June 20, 2014 -
The Street reported that Aware’s strengths are in “revenue growth, largely solid financial position with reasonable debt levels by most measures, good cash flow from operations, increase in stock price during the past year and expanding profit margins.”
Despite the increase in stock price, Aware has seen a 5.9% year dip in the growth in earnings per share compared to the same period last year, to date.
The revenue growth came in higher than the industry average of 7.5%. Since the same quarter one year prior, revenues rose by 32.9%. This growth in revenue does not appear to have trickled down to the company’s bottom line, displayed by a decline in earnings per share.
Aware does not have any debt resulting in a debt-to-equity ratio of zero, along with a quick ratio of 28.28, which shows its ability to cover short-term cash needs.
Meanwhile, net operating cash flow has seen a significant spike of 87.28% to $1.21 million over the same quarter last year, and has also surpassed the industry average cash flow growth rate of 10.43%.
The company’s stock is up compared to 12 months ago, while its gross profit margin is currently at 66.25%, which is slightly down from the same period last year.
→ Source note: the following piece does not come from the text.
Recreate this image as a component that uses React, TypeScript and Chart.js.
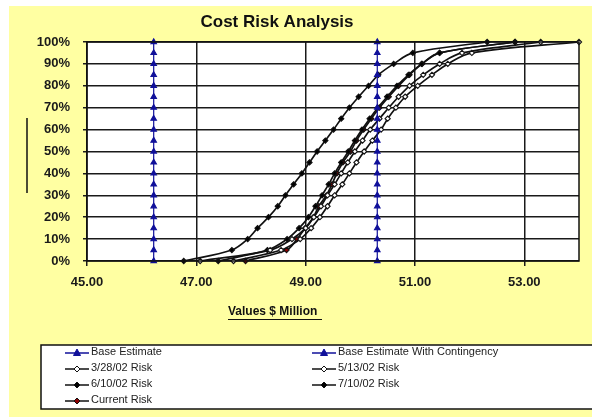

Aware ‘s net profit margin of 13.29% is significantly lower than the industry average.
Aware, which has a market cap of $129 million, develops and sells software and services to the biometrics industry. Its products are used in government and commercial biometrics systems.
Reported previously in BiometricUpdate.com, Aware released its financial results for the first quarter of 2014, which ended March 31.